Thursday 17 November 2011

Tyvek Rock Samples


Sample of tyvek which has been heated under the grill. The glue melts and causes the fabric to shrink and bubble up. Once cooled, the glue sets and the fabric becomes hard. This links well to the thes in my project ad enables me to link ideas of shapes I have already come with to fabric and a slightly more conventional material.

Experimenting with a lot of samples on the bdy at once. This is using the tyvek to form a fabric. I like how it is following the shape of the body and is restricted to this, but I think it would be more appropriate to the rock theme if the garment was somehow disrupting or blocking off the shape of a body and forcing the shape of rocks on a person.


Like the idea of small sections of tyvek linked together with a sheer fabric so it is a complete fabric, but at the same time has an edge. I tried this with dissolvable fabric, chiffon and white plastic bags. I think the most successful was the chiffon becasue it want completely see through.


Most recent idea for tyvek. I love the way it resembles a costume, witht the embellishment ontop of a sheer fabric. It seems theatrical but at the same time the chiffon is hard to work with because it frays so easily.

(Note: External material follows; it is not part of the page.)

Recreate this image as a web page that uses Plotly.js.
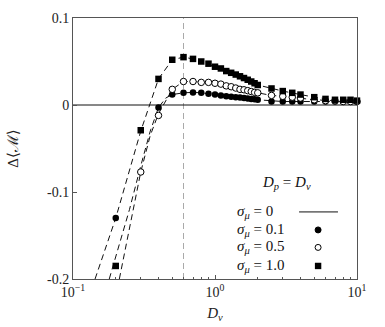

Attempts of adding colour. This is acrylic paint. I think the colour is too strong, and whereas when just left white the small dots of glue add texture; when colour is added, the white dots stay white and make the fabric look less natural. This material is definatley better with no colour added to it.


Photocopying the tyvek samples is really fun. When the light is moving across the fabric, sliding the sample out causes therock to look sticky and molten and viscous. This has moved my project into looking at lava and the other side of rocks deep under the earth. Rocks which move and are almost alive with currents. Moving planes meeting moving planes with violent consequences. It's really exciting.